It is Friday morning, October 4, at around 7:30a.m. We are on a bus at the Chez Lando stop Remera, Kigali. Its rush hour and everyone wants to arrive at work on time. A baby-carrying mother gets on-board.
In a crowded aisle, her feet barely find a free spot. She looks tired and needs a seat.
A muscular middle-aged man shouts from the back. "Hey, give her a seat, those yellow seats are reserved for people like her.” Few other passengers back him.
Then one young man in a blue seat stands up. But his friend on the next seat pats him on the shoulder and says, "This is not their seat. Theirs are the yellow ones in front. Sit.” After a little hesitation, the young man gives way to the mother.
Buses are the most commonly used means of transport in the City of Kigali. Emmanuel Kwizera.
He had surrendered his blue chair and many seem to appreciate his decency.
The young mother smiles before sitting and silence falls.
Buses are the most commonly used means of transport in the City of Kigali and there have been efforts to make them as inclusive as possible, including making it easy for persons on wheelchairs to board.

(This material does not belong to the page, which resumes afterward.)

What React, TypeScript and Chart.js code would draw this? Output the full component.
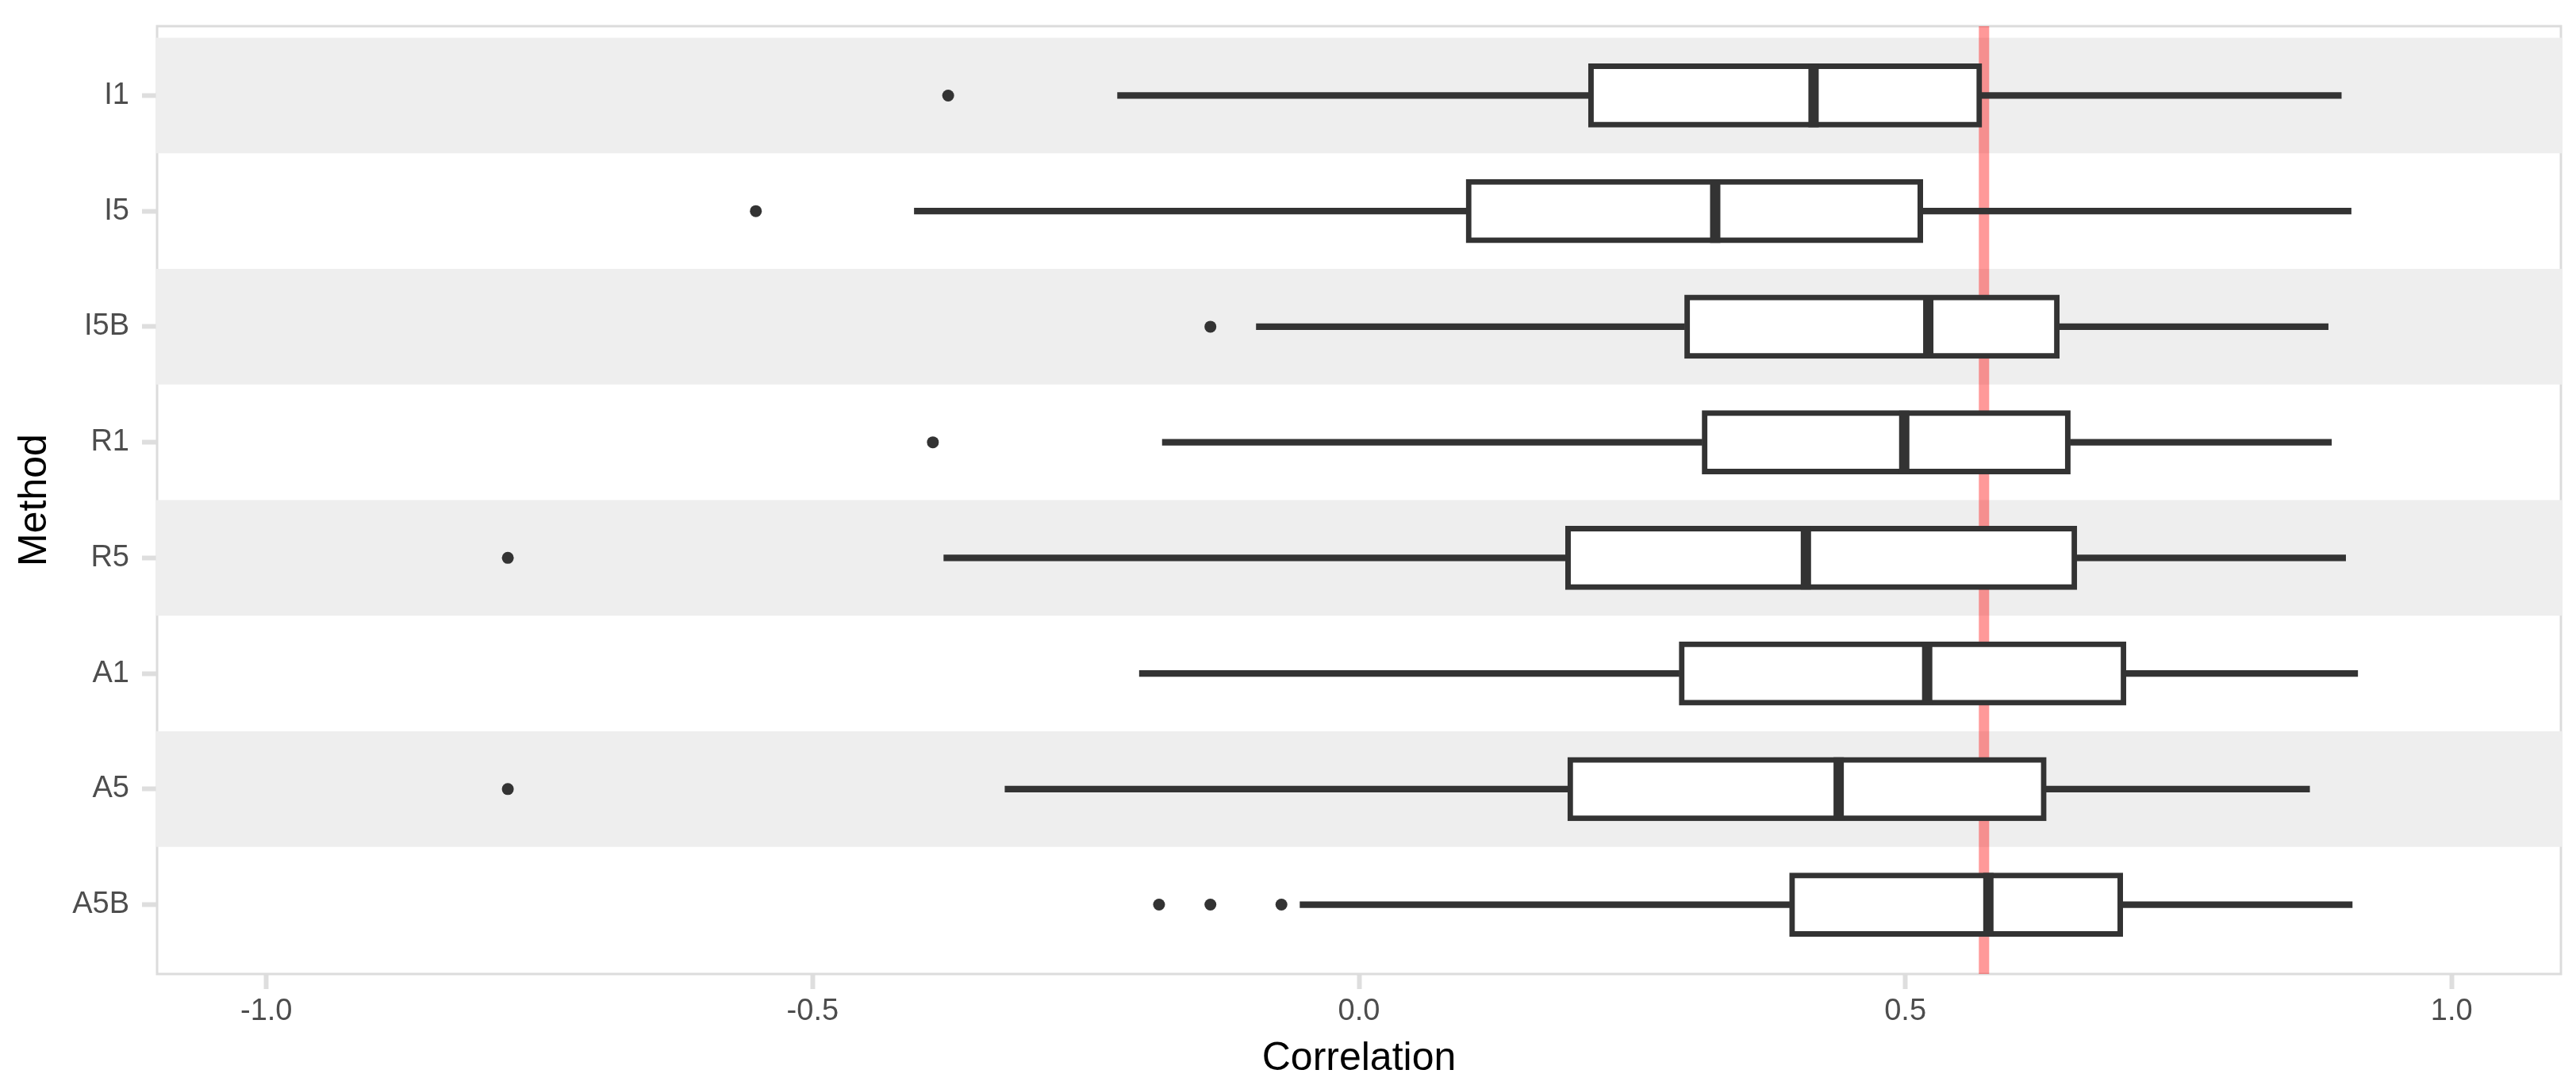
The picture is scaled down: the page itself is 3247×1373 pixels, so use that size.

With those sudden brakes and dangling grips, standing on the bus ride is a thing for the strong – definitely not for women with babies, physically disabled people, or the old.
But is giving up a seat to a fellow passenger who’s carrying a baby, a pregnant woman, an elderly person, or a disabled person a matter of decency or is it actually a requirement?
Bishop Kihangire, executive secretary, Rwanda Federation Transport Cooperative (RFTC), says that, while the Rwandan culture requires younger people to give away their seats to the elderly and other vulnerable people, buses are required to dedicate seats for such people.
The public transport policy stipulates that every bus must have eight seats reserved for vulnerable people, he said. Each of their buses can carry 70 people, half of them standing.
"It is our duty to facilitate vulnerable passengers,” he says, citing expectant women, mothers with babies, people with disabilities and the elderly,” he tells Saturday Times.
He observes that, despite being mandatory for public transport companies to reserve seats for the vulnerable, giving up a seat for the old or mothers with babies is also something rooted in the Rwandan culture of politeness.
But not everyone knows about this rule. Not even regular users of public transport.
"When a bus is so congested, you just stand because you can’t make it through the aisle, ” says a mother of one-month-old baby. She’s at Gishushu bus stop when this newspaper engages her in a conversation.
But she acknowledges that sometimes she sees younger people being urged to offer their seats.
Moments before this reporter has just witnessed this at the same stop. Two women, both with babies strapped on their backs, boarded a bus and remained on their feet near the entrance as the bus was so full they could hardly proceed. No one offered their seat.
Sam Kalinda, 23, is waiting for a bus at the same stop. "This morning, I was asked to give up a seat by a driver at Kimironko bus park. It does not auger well with many people, including me, but it is the right thing to do, I think it’s polite.”
He says it should be a custom before it is a requirement by law.
Notably, the yellow-seat zone is not out of bounds for other passengers. You take it whenever its available. But giving it a way seems to be a tall order for many.
And the law does not provide for any measures for anyone who chooses to remain put in the event that the ‘rightful’ occupants enters the bus.
For now, bus companies – and their drivers – can count on the cooperation and goodwill of passengers. After all, its ‘un-Rwandan’ to grab or hold onto a seat while those who need it more stands, helplessly.